O Ministério Público Federal (MPF) ajuizou ação em caráter de urgência com pedido de proteção imediata das famílias extrativistas catadoras de mangaba do Município de Aracaju, no Bairro 17 de Março. A área de 236.218,96 metros quadrados doada ao município pela União detém a última reserva extensa de mangabeiras da cidade, onde estima-se, existam quase 5 mil árvores de vegetação nativa, além de nascentes e lagoas.
Na ação, o MPF afirma que a concessão do direito à moradia para os antigos ocupantes da área é extremamente necessária e o que o órgão já tinha ajuizado ação no passado para garantir esse direito. O MPF argumenta, no entanto, que a implantação do Projeto Habitacional Irmã Dulce dos Pobres, da Prefeitura de Aracaju, no bairro Santa Maria, da forma como está sendo feito, é um risco para a comunidade e para o meio ambiente.
Além disso, a implantação do projeto habitacional desobedece decisão judicial no processo que trata da ocupação urbana da Zona de Expansão de Aracaju, no qual a Justiça Federal determinou a proibição de qualquer obra na região até que sejam concluídos os trabalhos de macro e micro drenagem e instalação de sistema de esgotamento sanitário naquela parte da cidade. Trata-se de área com lençol freático aflorante, muitas lagoas e cordões dunares, o que leva a alagamentos constantes na região, resultado da ocupação desordenada e mal planejada.
Em um documento extenso e detalhado, o Ministério Público Federal enumera as irregularidades do processo de doação do terreno e do início da construção do empreendimento. O MPF age com o respaldo em documentações da Empresa Brasileira de Pesquisa Agropecuária (Embrapa) além de documentos do Ministério da Mulher, da Família e dos Direitos Humanos, que informou a inclusão dos catadores de mangaba no Programa de Proteção aos Defensores de Direitos Humanos. Também respaldam a atuação do MPF nessa ação análises periciais realizadas por peritos enviados de Brasília pelos órgãos superiores componentes das Câmaras de Meio Ambiente e Patrimônio Cultural do MPF (4CCR) e Populações Indígenas e Comunidades Tradicionais (6CCR), responsáveis pela áreas de proteção ao meio ambiente, patrimônio cultural e comunidades tradicionais
Ao longo de toda a argumentação, o MPF enfatiza a necessidade de compatibilizar o direito da população catadora de mangaba com o direito à moradia digna para as famílias hipossuficientes de Aracaju, que faziam parte de uma ocupação que ficou conhecida como “Invasão das Mangabeiras”.
A ação afirma que há áreas e projetos alternativos que seriam viáveis e aptos a contemplar os interesses dos dois grupos vulneráveis, de modo menos danoso para o meio ambiente e mais vantajoso para a comunidade dos bairros 17 de Março e Santa Maria, garantindo a continuidade do modo de vida e subsistência dos catadores e catadoras de mangaba.
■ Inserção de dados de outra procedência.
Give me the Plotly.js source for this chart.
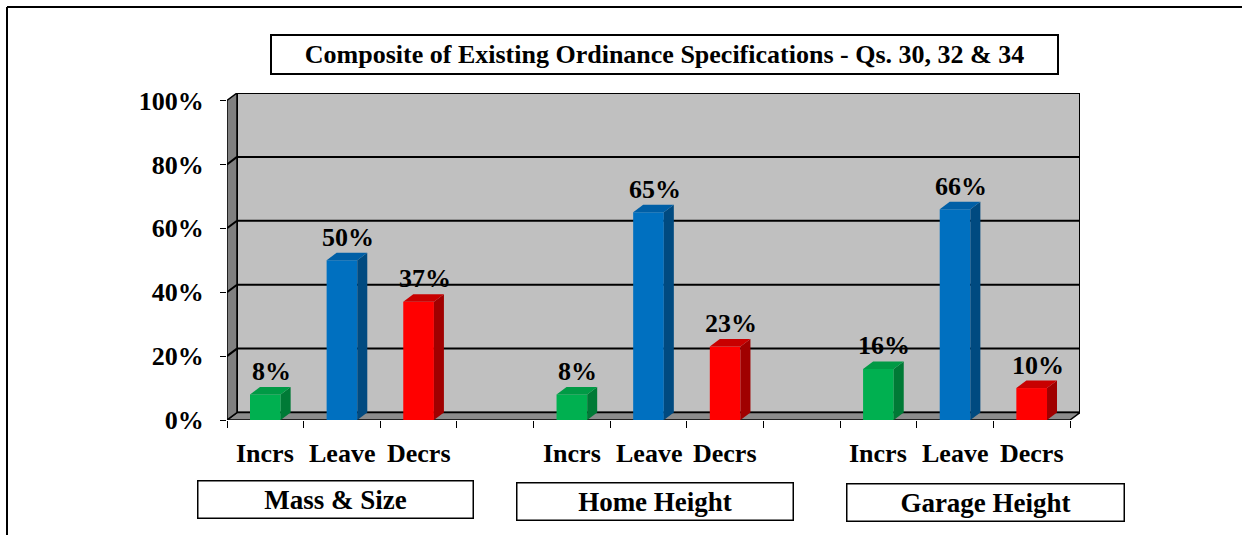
<!DOCTYPE html>
<html>
<head>
<meta charset="utf-8">
<script src="https://cdn.plot.ly/plotly-3.0.1.min.js"></script>
<style>html,body{margin:0;padding:0;background:#fff;}#chart{width:1242px;height:535px;}</style>
</head>
<body>
<div id="chart"></div>
<script>
// ---- data ----
const chartTitle = "Composite of Existing Ordinance Specifications - Qs. 30, 32 & 34";
const categories = ["Incrs", "Leave", "Decrs"];
const groups = ["Mass & Size", "Home Height", "Garage Height"];
const incrsValues = [8, 8, 16];
const leaveValues = [50, 65, 66];
const decrsValues = [37, 23, 10];
const yTickValues = [0, 20, 40, 60, 80, 100];

// ---- style / geometry ----
const W = 1242, H = 535;
const L = 227, R = 1080, T = 93, B = 420;
const NSLOT = 11;
const depthPx = 10, depthPy = 7.5;
const pxPerY = (B - T - depthPy) / 100;
const DY = depthPy / pxPerY;
const pxPerX = (R - L - depthPx) / NSLOT;
const DX = depthPx / pxPerX;
const HALF = 0.2;
const FONT = "Liberation Serif, Times New Roman, serif";
const FS = 26;
const seriesColors = [
  {front: "#00B050", side: "#007A36", top: "#009A45"},
  {front: "#0070C0", side: "#004A80", top: "#005FA6"},
  {front: "#FF0000", side: "#A00000", top: "#C80000"}
];
const seriesValues = [incrsValues, leaveValues, decrsValues];

function px(xp) { return (xp - L) / (R - L); }
function py(yp) { return (B - yp) / (B - T); }

const traces = [];
const annotations = [];

seriesValues.forEach((vals, s) => {
  const xs = vals.map((v, g) => g * 4 + s + 0.5);
  traces.push({
    type: "bar", x: xs, y: vals, width: HALF * 2,
    marker: {color: seriesColors[s].front, line: {width: 0}},
    hoverinfo: "skip", showlegend: false
  });
  vals.forEach((v, g) => {
    const c = g * 4 + s + 0.5;
    traces.push({
      type: "scatter", mode: "lines", fill: "toself",
      x: [c + HALF, c + HALF + DX, c + HALF + DX, c + HALF, c + HALF],
      y: [0, DY, v + DY, v, 0],
      fillcolor: seriesColors[s].side, line: {width: 0, color: seriesColors[s].side},
      hoverinfo: "skip", showlegend: false
    });
    traces.push({
      type: "scatter", mode: "lines", fill: "toself",
      x: [c - HALF, c + HALF, c + HALF + DX, c - HALF + DX, c - HALF],
      y: [v, v, v + DY, v + DY, v],
      fillcolor: seriesColors[s].top, line: {width: 0, color: seriesColors[s].top},
      hoverinfo: "skip", showlegend: false
    });
    annotations.push({
      x: c + DX * 0.6, y: v + DY, xref: "x", yref: "y",
      text: "<b>" + v + "%</b>", showarrow: false,
      yanchor: "bottom", yshift: -1,
      font: {family: FONT, size: FS, color: "#000"}
    });
  });
});

groups.forEach((gname, g) => {
  categories.forEach((cat, s) => {
    annotations.push({
      x: g * 4 + s + 0.5, y: py(453), xref: "x", yref: "paper",
      text: "<b>" + cat + "</b>", showarrow: false, yanchor: "middle",
      font: {family: FONT, size: FS, color: "#000"}
    });
  });
});

const groupBoxes = [
  {cx: 335, cy: 499.5, w: 276, h: 38},
  {cx: 654.5, cy: 501.5, w: 277, h: 38},
  {cx: 985, cy: 503, w: 278, h: 38}
];
groups.forEach((gname, g) => {
  const b = groupBoxes[g];
  annotations.push({
    x: px(b.cx), y: py(b.cy), xref: "paper", yref: "paper",
    text: "<b>" + gname + "</b>", showarrow: false,
    xanchor: "center", yanchor: "middle",
    width: b.w - 2, height: b.h - 2, borderpad: 0,
    bordercolor: "#000", borderwidth: 1.5, bgcolor: "#fff",
    font: {family: FONT, size: 27, color: "#000"}
  });
});

annotations.push({
  x: px(664), y: py(55), xref: "paper", yref: "paper",
  text: "<b>" + chartTitle + "</b>", showarrow: false,
  xanchor: "center", yanchor: "middle",
  width: 785, height: 37, borderpad: 0,
  bordercolor: "#000", borderwidth: 2, bgcolor: "#fff",
  font: {family: FONT, size: FS, color: "#000"}
});

const shapes = [];
shapes.push({type: "rect", layer: "below", xref: "x", yref: "y",
  x0: DX, x1: NSLOT + DX, y0: DY, y1: 100 + DY,
  fillcolor: "#C0C0C0", line: {color: "#000", width: 2}});
shapes.push({type: "path", layer: "below", xref: "x", yref: "y",
  path: `M0,0 L${NSLOT},0 L${NSLOT + DX},${DY} L${DX},${DY} Z`,
  fillcolor: "#8C8C8C", line: {color: "#000", width: 1.5}});
shapes.push({type: "path", layer: "below", xref: "x", yref: "y",
  path: `M0,0 L${DX},${DY} L${DX},${100 + DY} L0,100 Z`,
  fillcolor: "#808080", line: {color: "#000", width: 1.5}});
yTickValues.forEach(v => {
  if (v === 0 || v === 100) return;
  shapes.push({type: "line", layer: "below", xref: "x", yref: "y",
    x0: DX, x1: NSLOT + DX, y0: v + DY, y1: v + DY, line: {color: "#000", width: 2}});
  shapes.push({type: "line", layer: "below", xref: "x", yref: "y",
    x0: 0, x1: DX, y0: v, y1: v + DY, line: {color: "#000", width: 2}});
});
shapes.push({type: "line", xref: "paper", yref: "paper",
  x0: px(7), x1: px(1242), y0: py(7), y1: py(7), line: {color: "#000", width: 2}});
shapes.push({type: "line", xref: "paper", yref: "paper",
  x0: px(7), x1: px(7), y0: py(7), y1: py(535), line: {color: "#000", width: 2}});

const slotBounds = [];
for (let i = 0; i <= NSLOT; i++) slotBounds.push(i);

const layout = {
  width: W, height: H,
  margin: {l: L, r: W - R, t: T, b: H - B, pad: 0},
  paper_bgcolor: "#fff", plot_bgcolor: "rgba(0,0,0,0)",
  showlegend: false, barmode: "overlay",
  xaxis: {range: [0, NSLOT + DX], tickvals: slotBounds, showticklabels: false,
    ticks: "outside", ticklen: 7, tickwidth: 1, tickcolor: "#000",
    showgrid: false, zeroline: false, showline: false, fixedrange: true},
  yaxis: {range: [0, 100 + DY], tickvals: yTickValues,
    ticktext: yTickValues.map(v => v + "%"),
    ticks: "outside", ticklen: 6, tickwidth: 1, tickcolor: "#000",
    ticklabelstandoff: 11,
    tickfont: {family: FONT, size: FS, color: "#000", weight: "bold"},
    showgrid: false, zeroline: false, showline: false, fixedrange: true},
  shapes: shapes, annotations: annotations
};

Plotly.newPlot("chart", traces, layout, {staticPlot: true, displayModeBar: false});
</script>
</body>
</html>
São réus na ação a Prefeitura de Aracaju, a Empresa Municipal de Obras e Urbanização (Emurb), a Caixa Econômica Federal e a União.
Área das Mangabeiras
A região, conhecida como Mangabeiras, fica entre os bairros Santa Maria e 17 de março e, a partir dos anos 60, passou a ser utilizada por um grupo de famílias que se dedica à catação de mangaba. As famílias não moram no local mas, há pelo menos cinco décadas, cuidam dos terrenos e do manejo das mangabeiras nativas.
A atividade extrativista corresponde a pelo menos 60% da renda dessas famílias. A caracterização da comunidade tradicional, de acordo com o MPF, foi confirmada em diversos documentos, como o estudo “Mapa do Extrativismo da Mangaba no Litoral de Sergipe”, da Embrapa, que teve edições em 2010 e 2017, pelo Centro Nacional de Pesquisa e Conservação da Sociobiodiversidade (CNPT) e por relatórios realizados por analistas periciais em Biologia e Antropologia da Procuradoria Geral da República (PGR).
A ação tramita na 1ª Vara da Justiça Federal com o número 0803409-82.2020.4.05.8500.